Records to process:
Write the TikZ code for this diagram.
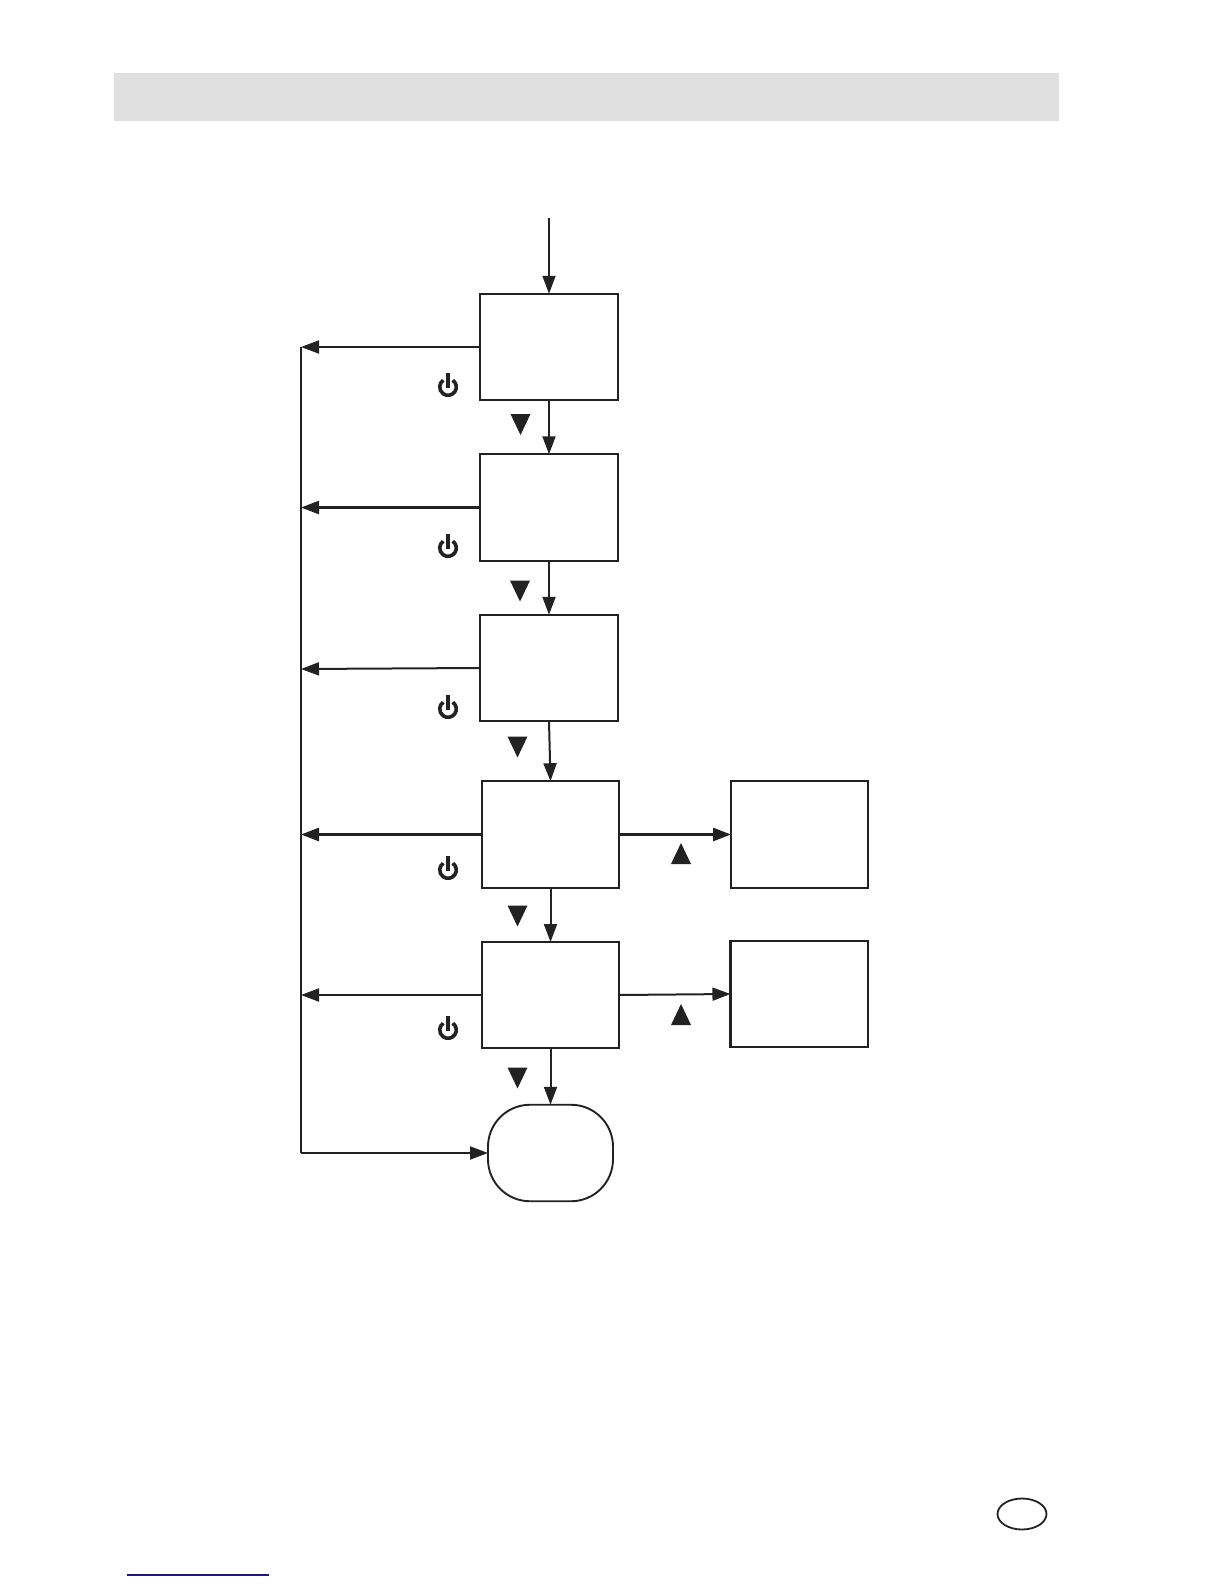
\documentclass[tikz,border=0pt]{standalone}
\usetikzlibrary{arrows.meta}
\definecolor{ink}{HTML}{222222}
\definecolor{band}{HTML}{E0E0E0}
\definecolor{linkblue}{HTML}{1A1A8C}
\tikzset{
  flowbox/.style={draw=ink,line width=1.9pt,rectangle,inner sep=0pt,outer sep=0pt,minimum width=138pt,minimum height=106.5pt},
  endbox/.style={draw=ink,line width=1.9pt,rectangle,rounded corners=42pt,inner sep=0pt,outer sep=0pt,minimum width=125pt,minimum height=96.5pt},
  conn/.style={draw=ink,line width=2pt,-{Triangle[length=18pt,width=13pt,fill=ink]}},
  thick conn/.style={conn,line width=2.8pt},
  trunk/.style={draw=ink,line width=1.7pt},
  tri/.style={fill=ink,draw=none},
  pwr/.style={draw=ink,line width=3.6pt}
}
\newcommand{\downtri}[2]{\fill[tri] (#1-10,#2-10.5) -- (#1+10,#2-10.5) -- (#1,#2+10.5) -- cycle;}
\newcommand{\uptri}[2]{\fill[tri] (#1-10,#2+10.5) -- (#1+10,#2+10.5) -- (#1,#2-10.5) -- cycle;}
\newcommand{\pwricon}[2]{%
  \draw[pwr] (#1+4.76,#2-6.8) arc[start angle=55,end angle=-235,radius=8.3pt];
  \draw[pwr] (#1,#2-14) -- (#1,#2+0.5);}
\begin{document}
\begin{tikzpicture}[x=1pt,y=-1pt]
\useasboundingbox (0,0) rectangle (1224,1584);
\fill[band] (114,73) rectangle (1059,121);

\coordinate (start) at (549,218);
\node[flowbox] (b1) at (549,347) {};
\node[flowbox] (b2) at (549,507.5) {};
\node[flowbox] (b3) at (549,668) {};
\node[flowbox,minimum width=137pt] (b4) at (550.5,834.5) {};
\node[flowbox,minimum width=137pt,minimum height=106pt] (b5) at (550.5,995) {};
\node[flowbox,minimum width=137pt] (r4) at (799.5,834.5) {};
\node[flowbox,minimum width=137.5pt,minimum height=106pt,line width=2.3pt] (r5) at (799.2,994) {};
\node[endbox] (end) at (550.5,1153) {};

\coordinate (t1) at (301,347);
\coordinate (t2) at (301,507.5);
\coordinate (t3) at (301,669);
\coordinate (t4) at (301,834.5);
\coordinate (t5) at (301,995);
\coordinate (tb) at (301,1153);

\draw[trunk] (t1) -- (tb);
\draw[conn] (tb) -- (end.west);
\draw[conn] (start) -- (b1.north);
\draw[conn] (b1.south) -- (b2.north);
\draw[conn] (b2.south) -- (b3.north);
\draw[conn] (b3.south) -- (b4.north);
\draw[conn] (b4.south) -- (b5.north);
\draw[conn] (b5.south) -- (end.north);

\draw[conn] (b1.west) -- (t1);
\draw[thick conn] (b2.west) -- (t2);
\draw[conn] (b3.west) -- (t3);
\draw[thick conn] (b4.west) -- (t4);
\draw[conn] (b5.west) -- (t5);

\draw[thick conn] (b4.east) -- (r4.west);
\draw[conn] (b5.east) -- (r5.west);

\downtri{520.5}{424.5}
\downtri{520}{591}
\downtri{517.5}{747}
\downtri{517.5}{916}
\downtri{517.5}{1078}
\uptri{681}{853.5}
\uptri{681}{1014.5}

\pwricon{448}{387}
\pwricon{448}{548}
\pwricon{448}{709}
\pwricon{448}{870}
\pwricon{448}{1030}

\draw[ink,line width=1.8pt,fill=white] (1022,1514) ellipse [x radius=24.5pt,y radius=15.5pt];
\draw[linkblue,line width=1.3pt] (127,1575) -- (269,1575);
\end{tikzpicture}
\end{document}
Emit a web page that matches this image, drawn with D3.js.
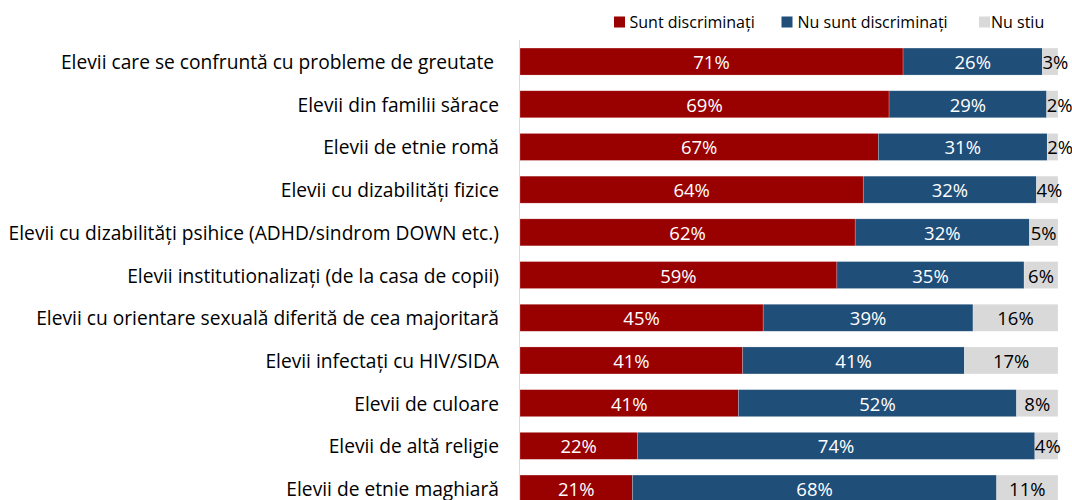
<!DOCTYPE html>
<html>
<head>
<meta charset="utf-8">
<script src="https://cdn.jsdelivr.net/npm/d3@7"></script>
<style>
  html, body { margin: 0; padding: 0; background: #fff; }
  svg { display: block; }
</style>
</head>
<body>
<svg id="chart" width="1072" height="500"></svg>
<script>
const categories = [
  "Elevii care se confruntă cu probleme de greutate ",
  "Elevii din familii sărace",
  "Elevii de etnie romă",
  "Elevii cu dizabilități fizice",
  "Elevii cu dizabilități psihice (ADHD/sindrom DOWN etc.)",
  "Elevii institutionalizați (de la casa de copii)",
  "Elevii cu orientare sexuală diferită de cea majoritară",
  "Elevii infectați cu HIV/SIDA",
  "Elevii de culoare",
  "Elevii de altă religie",
  "Elevii de etnie maghiară"
];
const seriesNames = ["Sunt discriminați", "Nu sunt discriminați", "Nu stiu"];
const discriminati    = [71.2, 68.6, 66.6, 63.8, 62.3, 58.9, 45.2, 41.4, 40.6, 21.8, 20.9];
const nuDiscriminati  = [25.9, 29.3, 31.4, 32.2, 32.4, 34.8, 39.0, 41.2, 51.7, 73.9, 67.7];
const nuStiu          = [2.9, 2.1, 2.0, 4.0, 5.3, 6.3, 15.8, 17.4, 7.7, 4.3, 11.4];
const colors = ["#990000", "#1F4E79", "#D9D9D9"];
const labelColors = ["#ffffff", "#ffffff", "#000000"];

const FONT = "'Open Sans', Lato, sans-serif";
const svg = d3.select("#chart");

const rows = categories.map((c, i) => ({
  cat: c,
  vals: [discriminati[i], nuDiscriminati[i], nuStiu[i]]
}));

const x = d3.scaleLinear().domain([0, 100]).range([520, 1058]);
const y = d3.scaleBand().domain(categories).range([40.2, 40.2 + 11 * 42.7])
  .paddingInner(0.368).paddingOuter(0.184);

// axis line
svg.append("line")
  .attr("x1", 519.5).attr("x2", 519.5)
  .attr("y1", y.range()[0]).attr("y2", y.range()[1])
  .attr("stroke", "#D9D9D9").attr("stroke-width", 1);

// category labels
svg.append("g").selectAll("text").data(rows).join("text")
  .attr("x", 499)
  .attr("y", d => y(d.cat) + y.bandwidth() / 2)
  .attr("text-anchor", "end")
  .attr("dominant-baseline", "central")
  .style("white-space", "pre")
  .attr("font-family", FONT)
  .attr("font-size", 19.2)
  .attr("fill", "#000")
  .text(d => d.cat);

// segments
const segs = [];
rows.forEach(r => {
  let acc = 0;
  r.vals.forEach((v, k) => {
    segs.push({ cat: r.cat, k, v, x0: acc, x1: acc + v });
    acc += v;
  });
});

svg.append("g").selectAll("rect").data(segs).join("rect")
  .attr("x", d => x(d.x0))
  .attr("y", d => y(d.cat))
  .attr("width", d => x(d.x1) - x(d.x0))
  .attr("height", y.bandwidth())
  .attr("fill", d => colors[d.k])
  .attr("stroke", "#ffffff")
  .attr("stroke-opacity", 0.35)
  .attr("stroke-width", 0.6);

// value labels
const vl = svg.append("g").selectAll("text").data(segs).join("text")
  .attr("y", d => y(d.cat) + y.bandwidth() / 2)
  .attr("dominant-baseline", "central")
  .attr("text-anchor", "middle")
  .attr("font-family", FONT)
  .attr("font-size", 18.5)
  .attr("fill", d => labelColors[d.k])
  .text(d => Math.round(d.v) + "%");
vl.each(function(d) {
  const w = this.getComputedTextLength();
  const cx = (x(d.x0) + x(d.x1)) / 2;
  const minCx = x(d.x0) + w / 2;
  d3.select(this).attr("x", Math.max(cx, minCx));
});

// legend
const legendItems = [
  { name: seriesNames[0], sx: 614, tx: 629.5 },
  { name: seriesNames[1], sx: 781.5, tx: 797.5 },
  { name: seriesNames[2], sx: 979, tx: 991 }
];
const lg = svg.append("g");
legendItems.forEach((it, i) => {
  lg.append("rect").attr("x", it.sx).attr("y", 16.5).attr("width", 11).attr("height", 11)
    .attr("fill", colors[i]);
  lg.append("text").attr("x", it.tx).attr("y", 22)
    .attr("dominant-baseline", "central")
    .attr("font-family", FONT).attr("font-size", 16).attr("fill", "#000")
    .text(it.name);
});
</script>
</body>
</html>
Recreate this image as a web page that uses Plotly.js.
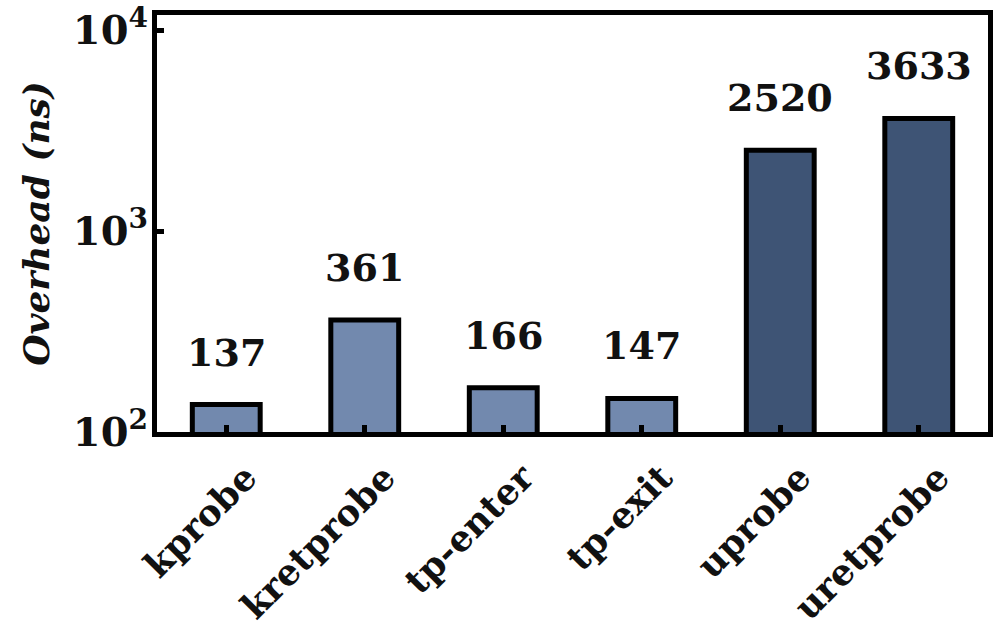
<!DOCTYPE html>
<html>
<head>
<meta charset="utf-8">
<script src="https://cdn.plot.ly/plotly-3.0.1.min.js"></script>
<style>html,body{margin:0;padding:0;background:#fff;}#chart{width:1004px;height:633px;}</style>
</head>
<body>
<div id="chart"></div>
<script>
const categories = ['kprobe', 'kretprobe', 'tp-enter', 'tp-exit', 'uprobe', 'uretprobe'];
const overheadNs = [137, 361, 166, 147, 2520, 3633];
const barColors = ['#7289ae', '#7289ae', '#7289ae', '#7289ae', '#3e5475', '#3e5475'];
const yTickVals = [100, 1000, 10000];
const yTickText = ['10<sup>2</sup>', '10<sup>3</sup>', '10<sup>4</sup>'];

const FONT = 'DejaVu Serif, Liberation Serif, serif';

const trace = {
  type: 'bar',
  x: categories,
  y: overheadNs,
  width: 0.49,
  marker: { color: barColors, line: { color: '#000', width: 5 } },
  hoverinfo: 'x+y'
};

const annotations = categories.map((c, i) => ({
  x: c,
  y: Math.log10(overheadNs[i]),
  xref: 'x', yref: 'y',
  text: String(overheadNs[i]),
  showarrow: false,
  yanchor: 'bottom',
  yshift: 28,
  font: { family: FONT, size: 38, color: '#111', weight: 'bold' }
}));

const layout = {
  width: 1004, height: 633,
  margin: { l: 157, r: 16, t: 15, b: 201 },
  paper_bgcolor: '#fff', plot_bgcolor: '#fff',
  showlegend: false,
  font: { family: FONT, color: '#111' },
  xaxis: {
    type: 'category',
    showline: true, mirror: true, linecolor: '#000', linewidth: 5,
    ticks: 'inside', ticklen: 7, tickwidth: 5, tickcolor: '#000',
    tickangle: -45,
    ticklabelshift: 20,
    ticklabelstandoff: 5,
    tickfont: { family: FONT, size: 36, color: '#111', weight: 'bold' },
    showgrid: false, zeroline: false
  },
  yaxis: {
    type: 'log',
    range: [2, 4.075],
    showline: true, mirror: true, linecolor: '#000', linewidth: 5,
    ticks: 'inside', ticklen: 7, tickwidth: 5, tickcolor: '#000',
    tickvals: yTickVals, ticktext: yTickText,
    ticklabelstandoff: -4,
    tickfont: { family: FONT, size: 40, color: '#111', weight: 'bold' },
    showgrid: false, zeroline: false,
    title: { text: 'Overhead (ns)', standoff: 14,
      font: { family: FONT, size: 36, color: '#111', weight: 'bold', style: 'italic' } }
  },
  annotations: annotations
};

Plotly.newPlot('chart', [trace], layout, { staticPlot: true, displayModeBar: false });
</script>
</body>
</html>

Requirements:
Extract every line that has the string "page" in it.

Right answer:
Emit a web page that matches this image, drawn with D3.js.
Recreate this image as a web page that uses Plotly.js.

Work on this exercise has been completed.